When I worked at UPS on their initial E-Commerce team at their HQ in Atlanta, I had drivers all over the country tell me they would never give up their paper delivery records for a computer to record delivery info and capture signatures. Now, I don’t know any that would give up their DIAD (Delivery Information Acquisition Device) without a fight.
The same will be said about teachers and textbooks over the next decade. The vast majority of school districts still use paper textbooks. A decade from now the vast majority will use electronic textbooks only, that are always connected to the Internet, at school, at home, and everyplace in between. Paper will be nowhere in sight and be thought of by teachers as UPS drivers think of their old paper delivery records.

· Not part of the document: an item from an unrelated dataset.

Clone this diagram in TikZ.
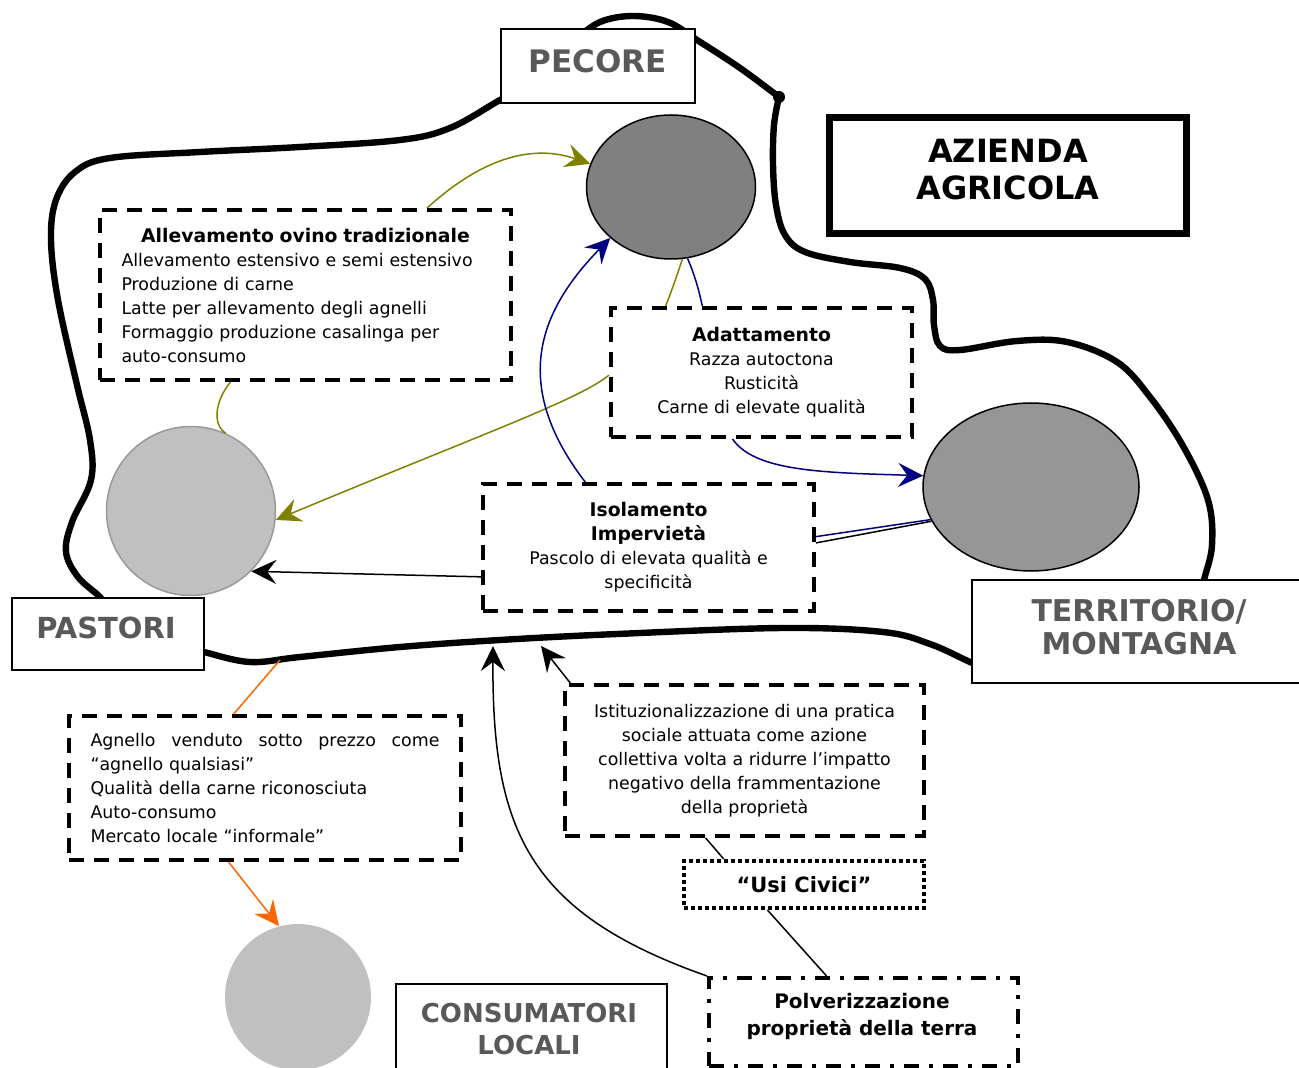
\documentclass[tikz,border=0pt]{standalone}
\usepackage{fontspec}
\setmainfont{DejaVu Sans}
\usetikzlibrary{arrows.meta,calc,shapes.geometric}

\definecolor{olivec}{HTML}{808000}
\definecolor{navyc}{HTML}{000080}
\definecolor{orangec}{HTML}{FF6600}
\definecolor{darkfill}{HTML}{808080}
\definecolor{midfill}{HTML}{969696}
\definecolor{lightfill}{HTML}{C0C0C0}
\definecolor{lightedge}{HTML}{999999}
\definecolor{lblgray}{HTML}{595959}

\newcommand\bodyfont{\fontsize{8.7}{12}\selectfont}
\newcommand\ttlfont{\bfseries\fontsize{9.4}{12.5}\selectfont}

\tikzset{
  boundary/.style={line width=3.2pt, line cap=round, line join=round},
  dbox/.style={draw, line width=2pt, dash pattern=on 7.5pt off 5pt, rectangle,
    inner sep=0pt, font=\bodyfont, align=center},
  dotbox/.style={draw, line width=2pt, dash pattern=on 1.8pt off 1.7pt, rectangle,
    inner sep=0pt, font=\bfseries\fontsize{10.5}{12}\selectfont},
  dashdotbox/.style={draw, line width=2pt, dash pattern=on 7.5pt off 5pt on 2pt off 5pt,
    rectangle, inner sep=0pt},
  labelbox/.style={draw, fill=white, line width=0.75pt, rectangle, inner sep=0pt},
  lbl/.style={text=lblgray, align=center, inner sep=0pt},
  blob/.style={inner sep=0pt},
  link/.style={line width=0.75pt},
  tip/.style={-{Stealth[length=12.5pt, width=12pt, inset=4.5pt]}},
}

\begin{document}
\begin{tikzpicture}[x=0.5pt, y=-0.5pt]
\useasboundingbox (0,0) rectangle (1299,1068);
\clip (0,0) rectangle (1299,1068);

% ---- outline of the farm system ----
\draw[boundary] plot[smooth, tension=0.6] coordinates {
  (520,90) (500,100) (450,128) (400,140) (300,147) (200,152) (110,158)
  (75,172) (56,200) (51,240) (58,300) (77,385) (90,440) (91,480)
  (72,522) (66,552) (78,577) (100,597) (112,612)};
\draw[boundary] plot[smooth, tension=0.6] coordinates {
  (190,648) (204,652) (250,662) (300,657) (400,647) (500,640) (617,634)
  (783,628) (883,632) (930,644) (970,662) (990,670)};
\draw[boundary] plot[smooth, tension=0.6] coordinates {
  (1200,600) (1204,580) (1212,545) (1208,500) (1183,446) (1150,397)
  (1117,362) (1067,342) (1017,341) (960,350) (940,346)
  (934,325) (933,300) (925,279) (900,268) (850,262) (805,252) (785,235)
  (776,205) (773,165) (774,125) (779,97)};
\draw[boundary] plot[smooth, tension=0.6] coordinates {
  (779,97) (740,68) (697,40) (668,22) (633,16) (600,22) (575,40)};
\fill (779,97) circle (3pt);

% ---- label boxes ----
\node[labelbox, minimum width=97pt, minimum height=37pt] (pecbox) at (598,66) {};
\node[lbl, font=\bfseries\fontsize{15.5}{17}\selectfont] (pectxt) at (598,61) {PECORE};

\node[labelbox, minimum width=96pt, minimum height=36pt] (pastbox) at (108,634) {};
\node[lbl, font=\bfseries\fontsize{14.5}{16}\selectfont] (pasttxt) at (106,628) {PASTORI};

\node[labelbox, minimum width=164pt, minimum height=51.5pt] (terrbox) at (1136,631.5) {};
\node[lbl, font=\bfseries\fontsize{15}{16.5}\selectfont] (terrtxt) at (1139,627) {TERRITORIO/\\MONTAGNA};

\node[labelbox, minimum width=135.5pt, minimum height=58pt] (consbox) at (531.5,1042) {};
\node[lbl, font=\bfseries\fontsize{13}{16}\selectfont] (constxt) at (529,1029) {CONSUMATORI\\LOCALI};

\node[draw, line width=3.5pt, rectangle, inner sep=0pt, minimum width=178.5pt,
      minimum height=58pt] (azbox) at (1008,175.5) {};
\node[inner sep=0pt, align=center, font=\bfseries\fontsize{16}{18.5}\selectfont]
      (aztxt) at (1008,170) {AZIENDA\\AGRICOLA};

% ---- actors ----
\node[ellipse, draw, line width=0.75pt, fill=darkfill, blob,
      minimum width=84.5pt, minimum height=72pt] (ovi) at (671,187) {};
\node[ellipse, draw, line width=0.75pt, fill=midfill, blob,
      minimum width=108pt, minimum height=84pt] (terr) at (1031,487) {};
\node[circle, draw=lightedge, line width=0.75pt, fill=lightfill, blob,
      minimum size=84.5pt] (pas) at (191,511) {};
\node[circle, fill=lightfill, blob, minimum size=73pt] (cons) at (298,997) {};

% ---- description boxes ----
\node[dbox, minimum width=205.5pt, minimum height=85pt, text width=184pt, align=left]
  (alle) at (305.5,295)
  {{\centering\ttlfont Allevamento ovino tradizionale\par}
   Allevamento estensivo e semi estensivo\\
   Produzione di carne\\
   Latte per allevamento degli agnelli\\
   Formaggio produzione casalinga per\\
   auto-consumo};

\node[dbox, minimum width=150.5pt, minimum height=64.5pt] (adat) at (761.5,372.5)
  {{\ttlfont Adattamento}\\Razza autoctona\\Rusticità\\Carne di elevate qualità};

\node[dbox, minimum width=165.5pt, minimum height=63.5pt] (iso) at (648.5,547.5)
  {{\ttlfont Isolamento}\\{\ttlfont Impervietà}\\Pascolo di elevata qualità e\\specificità};

\node[dbox, minimum width=196pt, minimum height=72pt, text width=174.5pt, align=left]
  (agn) at (265,788)
  {\hbox to \hsize{Agnello\hfill venduto\hfill sotto\hfill prezzo\hfill come}
   “agnello qualsiasi”\\
   Qualità della carne riconosciuta\\
   Auto-consumo\\
   Mercato locale “informale”};

\node[dbox, minimum width=179.5pt, minimum height=75.5pt] (ist) at (744.5,760.5)
  {Istituzionalizzazione di una pratica\\sociale attuata come azione\\
   collettiva volta a ridurre l’impatto\\negativo della frammentazione\\della proprietà};

\node[dotbox, minimum width=120pt, minimum height=23.5pt] (usi) at (804,884.5) {“Usi Civici”};

\node[dashdotbox, minimum width=154.5pt, minimum height=44pt] (polv) at (863.5,1022) {};
\node[inner sep=0pt, align=center, font=\bfseries\fontsize{10}{13.5}\selectfont]
  (polvtxt) at (862,1016) {Polverizzazione\\proprietà della terra};

% points where arrows meet the outline
\coordinate (hitA) at (493,646);
\coordinate (hitB) at (541,646);
\coordinate (hitC) at (280,660);

% ---- connectors ----
\draw[link, olivec, tip] ($(alle.north west)!0.793!(alle.north east)$)
  .. controls +(44,-40) and +(-67,-23) .. (ovi.164);
\draw[link, olivec] ($(alle.south west)!0.319!(alle.south east)$)
  .. controls +(-16,20) and +(-13,-8) .. (pas.66);
\draw[link, olivec] (ovi.279) .. controls +(-7,21) and +(5,-13)
  .. ($(adat.north west)!0.186!(adat.north east)$);
\draw[link, navyc] (ovi.283) .. controls +(7,16) and +(-4,-18)
  .. ($(adat.north west)!0.306!(adat.north east)$);
\draw[link, olivec, tip] ($(adat.north west)!0.52!(adat.south west)$)
  .. controls +(-31,25) and +(204,-85) .. (pas.354);
\draw[link, navyc, tip] ($(iso.north west)!0.311!(iso.north east)$)
  .. controls +(-76,-99) and +(-70,72) .. (ovi.220);
\draw[link, navyc, tip] ($(adat.south west)!0.405!(adat.south east)$)
  .. controls +(22,32) and +(-103,-3) .. (terr.174);
\draw[link, navyc] ($(iso.north east)!0.417!(iso.south east)$) -- (terr.198);
\draw[link] ($(iso.north east)!0.465!(iso.south east)$) -- (terr.199);
\draw[link, tip] ($(iso.north west)!0.724!(iso.south west)$) -- (pas.315);
\draw[link, tip] (polv.north west) .. controls +(-179,-63) and +(-1,184) .. (hitA);
\draw[link, tip] ($(ist.north west)!0.02!(ist.north east)$) -- (hitB);
\draw[link] ($(ist.south west)!0.393!(ist.south east)$)
  -- ($(usi.north west)!0.171!(usi.north east)$);
\draw[link] ($(usi.south west)!0.35!(usi.south east)$)
  -- ($(polv.north west)!0.382!(polv.north east)$);
\draw[link, orangec] (hitC) -- ($(agn.north west)!0.421!(agn.north east)$);
\draw[link, orangec, tip] ($(agn.south west)!0.408!(agn.south east)$) -- (cons.105);

\end{tikzpicture}
\end{document}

The article below from today’s issue of the Chronicle of Higher Education highlights some of the initial technology changes in the industry as we take the initial steps to move from paper to a technology based education experience that will replace the textbook as we know it.
A change that has the potential to revolutionize the education industry much as the DIAD revolutionized the transportation industry. When we started work on the DIAD our tag line at UPS was “UPS, we run the tightest ship in the shipping business”, when I left after the IPO the tag line was “What can Brown do for you?”
Technology enabled a complete transformation of how UPS thought of itself and its relationship with its customers. The same transformation will revolutionize the education industry. A revolution that has already begun.